──────── DATA EXCERPT ────────

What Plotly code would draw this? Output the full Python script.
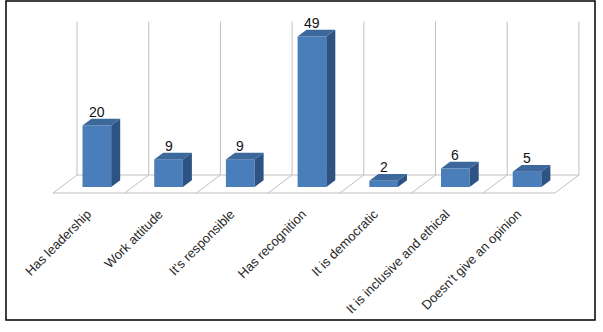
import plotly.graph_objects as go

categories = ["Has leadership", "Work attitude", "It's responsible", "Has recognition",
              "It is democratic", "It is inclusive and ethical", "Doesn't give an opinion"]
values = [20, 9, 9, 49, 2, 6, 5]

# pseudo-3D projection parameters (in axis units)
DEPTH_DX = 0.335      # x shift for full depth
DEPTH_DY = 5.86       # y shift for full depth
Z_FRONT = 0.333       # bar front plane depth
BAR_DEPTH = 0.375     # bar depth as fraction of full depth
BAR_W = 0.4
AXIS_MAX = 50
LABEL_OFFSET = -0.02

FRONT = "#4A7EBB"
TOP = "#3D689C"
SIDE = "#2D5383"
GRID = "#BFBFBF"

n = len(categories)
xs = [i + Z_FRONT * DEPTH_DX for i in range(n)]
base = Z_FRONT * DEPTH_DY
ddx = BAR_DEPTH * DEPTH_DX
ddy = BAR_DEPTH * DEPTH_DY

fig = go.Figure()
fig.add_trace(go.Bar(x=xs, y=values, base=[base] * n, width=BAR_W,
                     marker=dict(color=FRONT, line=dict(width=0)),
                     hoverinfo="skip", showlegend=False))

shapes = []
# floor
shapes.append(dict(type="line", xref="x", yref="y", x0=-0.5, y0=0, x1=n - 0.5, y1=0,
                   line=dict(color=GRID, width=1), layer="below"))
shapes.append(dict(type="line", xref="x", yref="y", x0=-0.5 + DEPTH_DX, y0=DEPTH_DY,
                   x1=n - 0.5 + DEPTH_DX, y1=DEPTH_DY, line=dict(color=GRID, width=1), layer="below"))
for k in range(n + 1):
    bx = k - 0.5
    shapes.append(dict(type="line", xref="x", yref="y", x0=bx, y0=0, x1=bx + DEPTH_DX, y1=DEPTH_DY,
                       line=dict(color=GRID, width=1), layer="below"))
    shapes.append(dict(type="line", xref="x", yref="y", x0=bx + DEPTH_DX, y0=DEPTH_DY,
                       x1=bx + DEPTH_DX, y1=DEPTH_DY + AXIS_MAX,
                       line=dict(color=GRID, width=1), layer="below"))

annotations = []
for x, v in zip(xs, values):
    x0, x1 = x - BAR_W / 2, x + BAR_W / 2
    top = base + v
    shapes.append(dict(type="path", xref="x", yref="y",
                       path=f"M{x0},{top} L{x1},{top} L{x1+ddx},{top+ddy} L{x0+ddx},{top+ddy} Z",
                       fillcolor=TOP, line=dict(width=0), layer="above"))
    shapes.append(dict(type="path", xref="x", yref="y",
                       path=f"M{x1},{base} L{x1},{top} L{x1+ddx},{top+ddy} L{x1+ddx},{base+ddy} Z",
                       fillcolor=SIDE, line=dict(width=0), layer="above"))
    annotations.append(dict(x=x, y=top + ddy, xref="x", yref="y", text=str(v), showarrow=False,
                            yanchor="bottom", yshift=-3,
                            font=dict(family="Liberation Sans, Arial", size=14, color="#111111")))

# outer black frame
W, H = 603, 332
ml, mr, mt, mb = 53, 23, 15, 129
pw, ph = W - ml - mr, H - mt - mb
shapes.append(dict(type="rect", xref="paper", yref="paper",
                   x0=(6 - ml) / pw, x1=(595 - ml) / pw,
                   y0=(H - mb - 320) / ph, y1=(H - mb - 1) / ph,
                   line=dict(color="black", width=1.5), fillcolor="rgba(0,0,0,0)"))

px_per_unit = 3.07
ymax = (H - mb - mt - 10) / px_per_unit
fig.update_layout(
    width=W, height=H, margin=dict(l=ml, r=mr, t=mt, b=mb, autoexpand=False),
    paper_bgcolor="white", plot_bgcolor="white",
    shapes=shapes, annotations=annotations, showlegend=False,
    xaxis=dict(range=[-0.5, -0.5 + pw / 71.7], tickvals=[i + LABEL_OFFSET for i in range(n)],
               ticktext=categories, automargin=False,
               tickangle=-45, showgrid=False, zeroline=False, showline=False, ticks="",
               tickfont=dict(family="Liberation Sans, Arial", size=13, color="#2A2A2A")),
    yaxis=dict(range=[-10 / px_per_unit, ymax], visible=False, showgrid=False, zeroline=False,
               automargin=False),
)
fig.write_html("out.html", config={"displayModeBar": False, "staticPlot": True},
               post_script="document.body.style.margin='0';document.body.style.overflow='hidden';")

────────

__YOUR GOAL__.
Images in the data above are to be skipped. Retype all other material exactly.

__ANSWER BELOW__.
What Plotly code would draw this? Output the full Python script.
import plotly.graph_objects as go

categories = ["Has leadership", "Work attitude", "It's responsible", "Has recognition",
              "It is democratic", "It is inclusive and ethical", "Doesn't give an opinion"]
values = [20, 9, 9, 49, 2, 6, 5]

# pseudo-3D projection parameters (in axis units)
DEPTH_DX = 0.335      # x shift for full depth
DEPTH_DY = 5.86       # y shift for full depth
Z_FRONT = 0.333       # bar front plane depth
BAR_DEPTH = 0.375     # bar depth as fraction of full depth
BAR_W = 0.4
AXIS_MAX = 50
LABEL_OFFSET = -0.02

FRONT = "#4A7EBB"
TOP = "#3D689C"
SIDE = "#2D5383"
GRID = "#BFBFBF"

n = len(categories)
xs = [i + Z_FRONT * DEPTH_DX for i in range(n)]
base = Z_FRONT * DEPTH_DY
ddx = BAR_DEPTH * DEPTH_DX
ddy = BAR_DEPTH * DEPTH_DY

fig = go.Figure()
fig.add_trace(go.Bar(x=xs, y=values, base=[base] * n, width=BAR_W,
                     marker=dict(color=FRONT, line=dict(width=0)),
                     hoverinfo="skip", showlegend=False))

shapes = []
# floor
shapes.append(dict(type="line", xref="x", yref="y", x0=-0.5, y0=0, x1=n - 0.5, y1=0,
                   line=dict(color=GRID, width=1), layer="below"))
shapes.append(dict(type="line", xref="x", yref="y", x0=-0.5 + DEPTH_DX, y0=DEPTH_DY,
                   x1=n - 0.5 + DEPTH_DX, y1=DEPTH_DY, line=dict(color=GRID, width=1), layer="below"))
for k in range(n + 1):
    bx = k - 0.5
    shapes.append(dict(type="line", xref="x", yref="y", x0=bx, y0=0, x1=bx + DEPTH_DX, y1=DEPTH_DY,
                       line=dict(color=GRID, width=1), layer="below"))
    shapes.append(dict(type="line", xref="x", yref="y", x0=bx + DEPTH_DX, y0=DEPTH_DY,
                       x1=bx + DEPTH_DX, y1=DEPTH_DY + AXIS_MAX,
                       line=dict(color=GRID, width=1), layer="below"))

annotations = []
for x, v in zip(xs, values):
    x0, x1 = x - BAR_W / 2, x + BAR_W / 2
    top = base + v
    shapes.append(dict(type="path", xref="x", yref="y",
                       path=f"M{x0},{top} L{x1},{top} L{x1+ddx},{top+ddy} L{x0+ddx},{top+ddy} Z",
                       fillcolor=TOP, line=dict(width=0), layer="above"))
    shapes.append(dict(type="path", xref="x", yref="y",
                       path=f"M{x1},{base} L{x1},{top} L{x1+ddx},{top+ddy} L{x1+ddx},{base+ddy} Z",
                       fillcolor=SIDE, line=dict(width=0), layer="above"))
    annotations.append(dict(x=x, y=top + ddy, xref="x", yref="y", text=str(v), showarrow=False,
                            yanchor="bottom", yshift=-3,
                            font=dict(family="Liberation Sans, Arial", size=14, color="#111111")))

# outer black frame
W, H = 603, 332
ml, mr, mt, mb = 53, 23, 15, 129
pw, ph = W - ml - mr, H - mt - mb
shapes.append(dict(type="rect", xref="paper", yref="paper",
                   x0=(6 - ml) / pw, x1=(595 - ml) / pw,
                   y0=(H - mb - 320) / ph, y1=(H - mb - 1) / ph,
                   line=dict(color="black", width=1.5), fillcolor="rgba(0,0,0,0)"))

px_per_unit = 3.07
ymax = (H - mb - mt - 10) / px_per_unit
fig.update_layout(
    width=W, height=H, margin=dict(l=ml, r=mr, t=mt, b=mb, autoexpand=False),
    paper_bgcolor="white", plot_bgcolor="white",
    shapes=shapes, annotations=annotations, showlegend=False,
    xaxis=dict(range=[-0.5, -0.5 + pw / 71.7], tickvals=[i + LABEL_OFFSET for i in range(n)],
               ticktext=categories, automargin=False,
               tickangle=-45, showgrid=False, zeroline=False, showline=False, ticks="",
               tickfont=dict(family="Liberation Sans, Arial", size=13, color="#2A2A2A")),
    yaxis=dict(range=[-10 / px_per_unit, ymax], visible=False, showgrid=False, zeroline=False,
               automargin=False),
)
fig.write_html("out.html", config={"displayModeBar": False, "staticPlot": True},
               post_script="document.body.style.margin='0';document.body.style.overflow='hidden';")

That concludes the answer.